[Figure scripts]
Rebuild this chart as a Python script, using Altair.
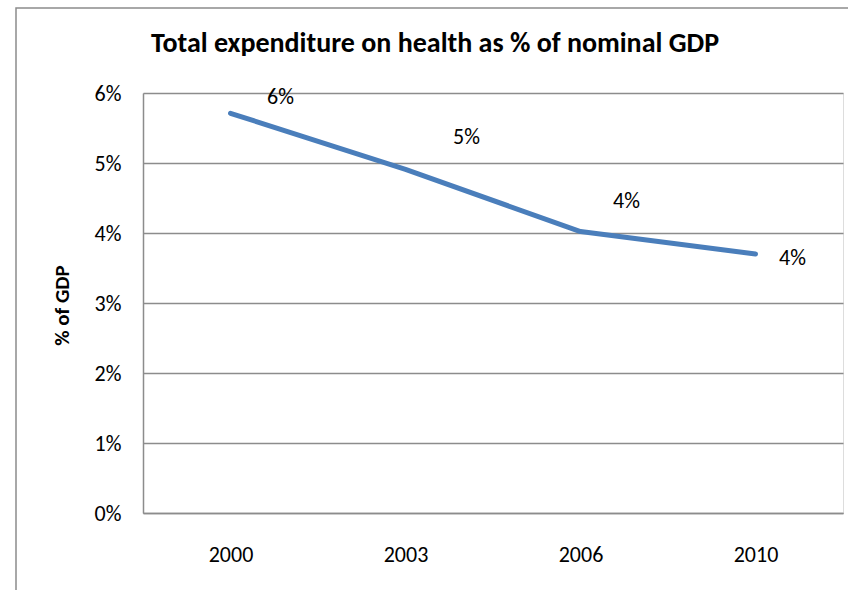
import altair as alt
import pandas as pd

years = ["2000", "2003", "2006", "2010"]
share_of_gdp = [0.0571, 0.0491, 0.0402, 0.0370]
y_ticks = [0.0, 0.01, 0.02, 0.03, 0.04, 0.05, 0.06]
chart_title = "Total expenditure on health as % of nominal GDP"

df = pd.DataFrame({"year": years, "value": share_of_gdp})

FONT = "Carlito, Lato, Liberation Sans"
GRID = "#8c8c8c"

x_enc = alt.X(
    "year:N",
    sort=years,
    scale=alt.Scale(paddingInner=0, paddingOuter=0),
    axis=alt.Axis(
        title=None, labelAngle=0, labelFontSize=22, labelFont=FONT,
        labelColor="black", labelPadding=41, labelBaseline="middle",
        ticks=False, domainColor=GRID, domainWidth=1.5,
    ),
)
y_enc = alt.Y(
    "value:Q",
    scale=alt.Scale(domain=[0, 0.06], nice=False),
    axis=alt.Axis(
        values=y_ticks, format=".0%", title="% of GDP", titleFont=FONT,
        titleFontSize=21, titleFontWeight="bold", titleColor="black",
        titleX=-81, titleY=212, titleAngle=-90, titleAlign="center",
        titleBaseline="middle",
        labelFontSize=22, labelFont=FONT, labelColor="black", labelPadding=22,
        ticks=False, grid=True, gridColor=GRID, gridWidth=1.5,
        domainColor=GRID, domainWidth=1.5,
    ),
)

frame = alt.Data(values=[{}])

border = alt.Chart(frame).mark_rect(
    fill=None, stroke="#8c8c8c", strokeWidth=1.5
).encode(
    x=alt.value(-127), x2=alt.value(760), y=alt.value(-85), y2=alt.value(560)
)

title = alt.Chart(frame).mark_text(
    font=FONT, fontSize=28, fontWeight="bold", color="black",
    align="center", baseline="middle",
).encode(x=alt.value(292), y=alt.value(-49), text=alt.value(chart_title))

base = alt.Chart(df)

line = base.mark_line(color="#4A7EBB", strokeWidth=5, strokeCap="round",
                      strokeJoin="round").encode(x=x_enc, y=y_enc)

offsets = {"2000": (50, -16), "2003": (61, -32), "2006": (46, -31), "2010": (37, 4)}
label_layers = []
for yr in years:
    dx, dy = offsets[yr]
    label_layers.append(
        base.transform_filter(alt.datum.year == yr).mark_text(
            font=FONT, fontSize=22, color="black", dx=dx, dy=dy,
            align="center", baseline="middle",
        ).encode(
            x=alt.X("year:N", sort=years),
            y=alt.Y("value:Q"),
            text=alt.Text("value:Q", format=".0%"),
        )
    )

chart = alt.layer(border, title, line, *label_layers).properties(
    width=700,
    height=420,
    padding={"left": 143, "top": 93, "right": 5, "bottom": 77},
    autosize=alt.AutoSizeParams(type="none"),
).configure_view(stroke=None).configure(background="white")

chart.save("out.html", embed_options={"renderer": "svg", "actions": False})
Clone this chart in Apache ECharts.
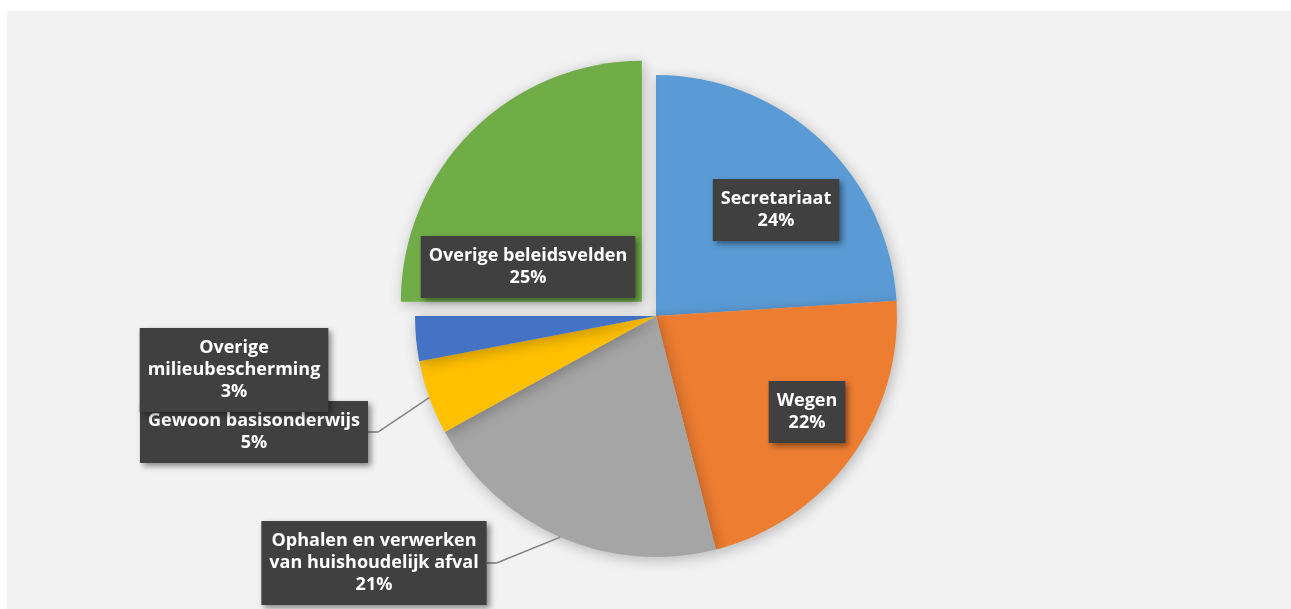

— Aim —
Transcribe the opening line of the listing above, please, and every line after it through the line with "import pandas as pd", word for word, without pictures.

— The result —
Rebuild this chart as a Python script, using Altair.
import altair as alt
import pandas as pd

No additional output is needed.